Voyages en Rimbaldie

Il y a 160 ans exactement naissait  » l’homme aux semelles de vent « . Sous l’égide de Jean-Baptiste Baronian, le Dictionnaire Rimbaud invite à une redécouverte kaléidoscopique de ce fascinant génie.

Quel point commun relie-t-il Patti Smith, Martin Heidegger, Paul Claudel et Philippe Sollers ? Tous ont été des lecteurs passionnés de l’auteur du Bateau ivre et des Illuminations, au point que leurs propres oeuvres, créations ou réflexions philosophiques, en ont été marquées. Et, à ce titre, tous figurent en bonne place dans cette somme impressionnante que constitue le Dictionnaire Rimbaud (1). Déjà auteur d’une biographie du poète parue chez Folio et de L’enfer d’une saison, roman qui mettait en scène de façon saisissante la relation passionnelle unissant Verlaine et Rimbaud, Jean-Baptiste Baronian, entouré d’une trentaine de collaborateurs spécialisés dans divers domaines, a mis toute sa passion et son érudition au service de ce  » grand oeuvre  » rimbaldien.

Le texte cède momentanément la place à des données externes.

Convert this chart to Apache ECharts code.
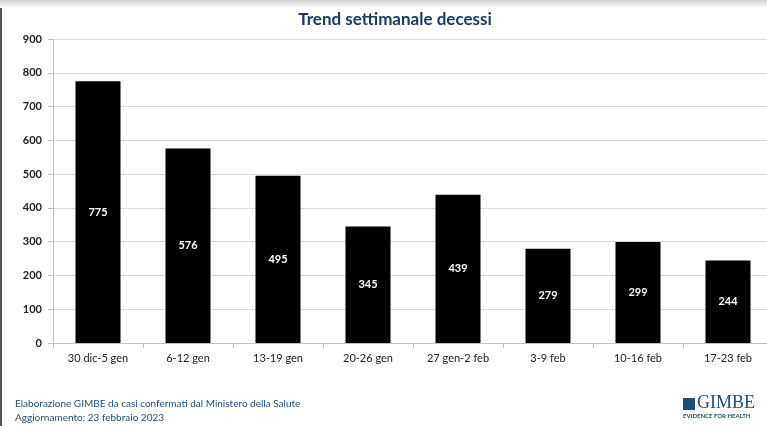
<!DOCTYPE html>
<html>
<head>
<meta charset="utf-8">
<script src="https://cdn.jsdelivr.net/npm/echarts@6/dist/echarts.min.js"></script>
<style>
  html,body{margin:0;padding:0;background:#fff;}
  #chart{width:767px;height:426px;}
</style>
</head>
<body>
<div id="chart"></div>
<script>
  //settimane
  var weeks = ['30 dic-5 gen','6-12 gen','13-19 gen','20-26 gen','27 gen-2 feb','3-9 feb','10-16 feb','17-23 feb'];
  //decessi settimanali
  var deaths = [775, 576, 495, 345, 439, 279, 299, 244];
  //asse y
  var yMin = 0, yMax = 900, yStep = 100;

  var font = 'Lato, "Open Sans", sans-serif';
  var blue = '#1f4e79';

  var myChart = echarts.init(document.getElementById('chart'));
  var option = {
    backgroundColor:'#fff',
    animation:false,
    title:{
      text:'Trend settimanale decessi',
      left:390, top:6, textAlign:'center',
      textStyle:{fontFamily:font, fontSize:17, fontWeight:'bold', color:'#1f3864'}
    },
    grid:{left:53, width:720, top:39, bottom:83, outerBoundsMode:'none', containLabel:false},
    xAxis:{
      type:'category',
      data:weeks,
      axisLine:{lineStyle:{color:'#bfbfbf'}},
      axisTick:{show:true, length:5, lineStyle:{color:'#bfbfbf'}},
      axisLabel:{fontFamily:font, fontSize:11, color:'#222', margin:10}
    },
    yAxis:{
      type:'value',
      min:yMin, max:yMax, interval:yStep,
      axisLine:{show:true, lineStyle:{color:'#bfbfbf'}},
      axisTick:{show:true, length:5, lineStyle:{color:'#bfbfbf'}},
      splitLine:{lineStyle:{color:'#d9d9d9'}},
      axisLabel:{fontFamily:font, fontSize:11, fontWeight:'bold', color:'#222', margin:11}
    },
    series:[{
      type:'bar',
      data:deaths,
      barWidth:'50%',
      itemStyle:{color:'#000'},
      label:{
        show:true, position:'inside',
        fontFamily:font, fontSize:11, fontWeight:'bold', color:'#fff'
      }
    }],
    graphic:[
      //bordo sinistro
      {type:'rect', left:0, top:0, shape:{width:2, height:426}, style:{fill:'#555'}},
      //ombra in alto
      {type:'rect', left:0, top:0, shape:{width:767, height:8},
        style:{fill:new echarts.graphic.LinearGradient(0,0,0,1,[{offset:0,color:'#d0d0d0'},{offset:1,color:'#ffffff'}])}},
      {type:'text', left:15, top:397,
        style:{text:'Elaborazione GIMBE da casi confermati dal Ministero della Salute\nAggiornamento: 23 febbraio 2023',
          fontFamily:font, fontSize:10, lineHeight:14, fill:blue}},
      //logo
      {type:'rect', left:683, top:398, shape:{width:12, height:12}, style:{fill:blue}},
      {type:'text', left:697, top:394,
        style:{text:'GIMBE', fontFamily:'"Liberation Serif", serif', fontSize:18, fill:blue}},
      {type:'text', left:683, top:413,
        style:{text:'EVIDENCE FOR HEALTH', fontFamily:font, fontSize:6, fontWeight:'bold', fill:blue, letterSpacing:0.5}}
    ]
  };
  myChart.setOption(option);
</script>
</body>
</html>
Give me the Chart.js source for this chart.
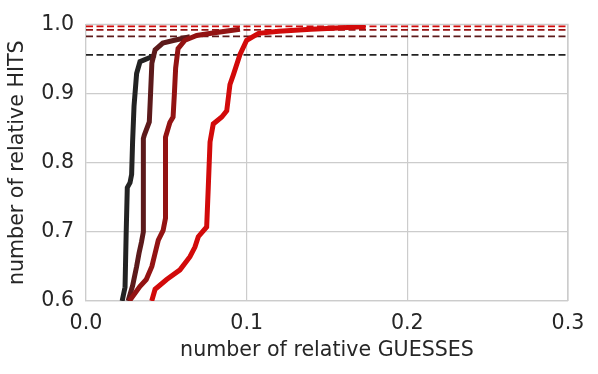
<!DOCTYPE html>
<html>
<head>
<meta charset="utf-8">
<script src="https://cdn.jsdelivr.net/npm/chart.js@4.4.0/dist/chart.umd.min.js"></script>
<style>
  html, body { margin: 0; padding: 0; background: #fff; }
  #wrap { width: 598px; height: 374px; }
</style>
</head>
<body>
<div id="wrap"><canvas id="chart"></canvas></div>
<script>
// curves (relative guesses -> relative hits)
const blackX = [0.0225, 0.0243, 0.0250, 0.0257, 0.0274, 0.0284, 0.0290, 0.0299, 0.0315, 0.0336, 0.0409, 0.0430];
const blackY = [0.600, 0.620, 0.698, 0.764, 0.771, 0.783, 0.830, 0.882, 0.929, 0.946, 0.953, 0.956];

const maroonX = [0.0262, 0.0290, 0.0315, 0.0330, 0.0345, 0.0357, 0.0357, 0.0363, 0.0394, 0.0400, 0.0410, 0.0430, 0.0478, 0.0550, 0.0647];
const maroonY = [0.600, 0.622, 0.650, 0.669, 0.685, 0.700, 0.835, 0.840, 0.859, 0.890, 0.944, 0.963, 0.973, 0.977, 0.982];

const darkRedX = [0.0270, 0.0335, 0.0375, 0.0410, 0.0430, 0.0450, 0.0480, 0.0495, 0.0495, 0.0522, 0.0542, 0.0550, 0.0558, 0.0573, 0.0616, 0.0689, 0.0800, 0.0958];
const darkRedY = [0.600, 0.621, 0.631, 0.650, 0.669, 0.688, 0.702, 0.720, 0.837, 0.858, 0.866, 0.899, 0.937, 0.965, 0.977, 0.984, 0.988, 0.993];

const redX = [0.0409, 0.0430, 0.0502, 0.0585, 0.0647, 0.0678, 0.0699, 0.0751, 0.0761, 0.0772, 0.0792, 0.0845, 0.0876, 0.0896, 0.0917, 0.0958, 0.1000, 0.1074, 0.1200, 0.1400, 0.1600, 0.1740];
const redY = [0.600, 0.617, 0.631, 0.645, 0.664, 0.678, 0.693, 0.707, 0.764, 0.830, 0.856, 0.866, 0.875, 0.913, 0.927, 0.956, 0.977, 0.987, 0.990, 0.993, 0.995, 0.997];

// horizontal reference levels (dashed)
const refLevels = [0.956, 0.9825, 0.992, 0.997];

const xTicks = [0.0, 0.1, 0.2, 0.3];
const yTicks = [0.6, 0.7, 0.8, 0.9, 1.0];

const colors = ['#232323', '#5c1a1b', '#931313', '#d20a0a'];
const curvesX = [blackX, maroonX, darkRedX, redX];
const curvesY = [blackY, maroonY, darkRedY, redY];

const textColor = '#262626';
const gridColor = '#cccccc';
const font = { family: 'DejaVu Sans', size: 20.6 };

const datasets = [];
curvesX.forEach((xs, i) => {
    datasets.push({
        data: xs.map((x, j) => ({ x: x, y: curvesY[i][j] })),
        borderColor: colors[i],
        borderWidth: 5,
        pointRadius: 0,
        tension: 0,
        fill: false,
        clip: 0,
        order: 10 - i * 2
    });
    datasets.push({
        data: [{ x: xTicks[0], y: refLevels[i] }, { x: xTicks[xTicks.length - 1], y: refLevels[i] }],
        borderColor: colors[i],
        borderWidth: 1.8,
        borderDash: [7, 3.5],
        pointRadius: 0,
        fill: false,
        clip: 0,
        order: 11 - i * 2
    });
});

new Chart(document.getElementById('chart'), {
    type: 'scatter',
    data: { datasets },
    options: {
        responsive: true,
        maintainAspectRatio: false,
        animation: false,
        showLine: true,
        layout: { padding: { left: 0, top: 20, right: 30, bottom: 0 } },
        plugins: { legend: { display: false }, tooltip: { enabled: false } },
        scales: {
            x: {
                type: 'linear',
                min: 0, max: 0.3,
                afterBuildTicks: (s) => { s.ticks = xTicks.map(v => ({ value: v })); },
                afterFit: (s) => { s.height = 73; },
                grid: { color: gridColor, lineWidth: 1.2, drawTicks: false },
                border: { color: gridColor, width: 1.2 },
                ticks: { color: textColor, font, padding: 10, callback: (v) => v.toFixed(1) },
                title: { display: true, text: 'number of relative GUESSES', color: textColor, font, padding: { top: 0, bottom: 11 } }
            },
            y: {
                type: 'linear',
                min: 0.6, max: 1.0,
                afterBuildTicks: (s) => { s.ticks = yTicks.map(v => ({ value: v })); },
                afterFit: (s) => { s.width = 86; },
                grid: { color: gridColor, lineWidth: 1.2, drawTicks: false },
                border: { color: gridColor, width: 1.2 },
                ticks: { color: textColor, font, padding: 12, callback: (v) => v.toFixed(1) },
                title: { display: true, text: 'number of relative HITS', color: textColor, font, padding: { top: 5, bottom: 0 } }
            }
        }
    },
    plugins: [{
        id: 'rightTopBorder',
        afterDraw(chart) {
            const { ctx, chartArea: a } = chart;
            ctx.save();
            ctx.strokeStyle = gridColor;
            ctx.lineWidth = 1.2;
            ctx.beginPath();
            ctx.moveTo(a.left, a.top);
            ctx.lineTo(a.right, a.top);
            ctx.lineTo(a.right, a.bottom);
            ctx.stroke();
            ctx.restore();
        }
    }]
});
</script>
</body>
</html>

Mais au fait, en quoi Rimbaud (1854-1891) est-il si unique ? Pour Baronian,  » il est le premier à nous émouvoir par la pensée et non par les sentiments, comme c’est le cas dans toute la poésie qui l’a précédé. C’est en cela qu’il est extraordinairement moderne « . Ce primat de la pensée constitue sans doute l’un des éléments explicatifs de l’attrait que Rimbaud a exercé sur maints philosophes, au rang desquels, outre Heidegger déjà cité, on trouvera aussi Sartre et Deleuze, chacun ayant sa propre lecture du poète.

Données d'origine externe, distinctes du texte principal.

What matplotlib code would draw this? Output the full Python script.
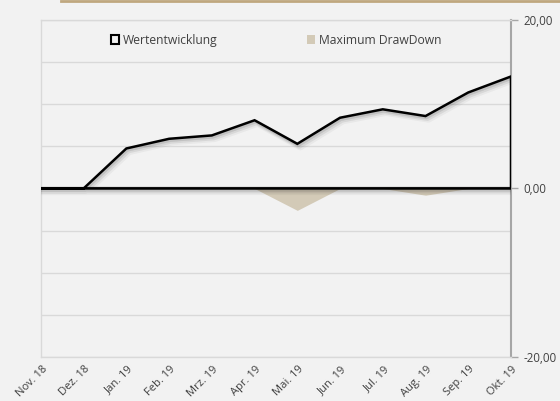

Qui dit Rimbaud, dit évidemment appel du large, tant l’existence de ce natif de la Balance paraît scandée par les périples pendulaires, les départs coup de tête pour d’improbables ailleurs, les allers- retours obsessionnels. L’aventure abyssinienne qui a occupé une si large part dans la seconde vie de Rimbaud, sa vie  » post-littéraire « , fait naturellement l’objet de nombreuses entrées du Dictionnaire :  » C’est d’ailleurs la partie qui m’a donné le plus de sueurs froides tant cette matière est complexe, confesse Jean-Baptiste Baronian. Les ouvrages consacrés à cette région à l’époque de Rimbaud sont relativement peu nombreux et il n’est guère évident d’en démêler l’écheveau des luttes politiques intestines ou coloniales.  » Les divers auteurs qui se sont attachés à cette période de la vie de Rimbaud réussissent pourtant le tour de force de nous donner accès aux logiques internes présidant aux diverses étapes de cette trajectoire hallucinée.

Terre d’élection des exilés et des proscrits de tous ordres au XIXe siècle, la Belgique tint elle aussi une place de choix dans le parcours rimbaldien. Bruxelles bien sûr, dont on a surtout retenu l’  » épisode  » Verlaine, mais qui a aussi inspiré au jeune Rimbaud de nombreux écrits.

D’autres villes belges ne sont pas en reste, telles Bouillon, Walcourt ou encore Charleroi où un Rimbaud âgé de 16 ans à peine immortalise son séjour Au Cabaret vert dans un merveilleux poème éponyme.  » Je tenais beaucoup, confie le maître d’oeuvre du Dictionnaire, à ce que l’on parle des lieux tels qu’ils étaient au moment où Rimbaud y est passé ou y a vécu. Cela tient sans doute à ma passion pour la géographie, les livres de voyage et les guides anciens comme les Baedeker, que je collectionne.  »

Davantage qu’un mythe ou une légende, Rimbaud devient au fil du temps une icône, affichée en poster par des générations d’ados pour qui la vraie vie est ailleurs, forcément. Plus qu’aucun autre poète avant lui, il aura illustré une certaine  » rock’n’roll attitude  » avant la lettre. Et c’est l’un des charmes subtils de cet ouvrage à entrées multiples que de faire voisiner sans complexes Jean Richepin, l’un de ces formidables auteurs dits de second rang et l’article  » Rock « , où l’on saura tout des fièvres rimbaldiennes qui inspirèrent, entre autres, Bob Dylan, Jim Morrison et Patti Smith.

(1) Dictionnaire Rimbaud, sous la direction de Jean-Baptiste Baronian, éditions Laffont, collection  » Bouquins « , 760 p.

(2) A lire aussi, du même auteur : Rimbaud, Folio poche, 2009 et L’enfer d’une saison (roman), de Fallois, 2013.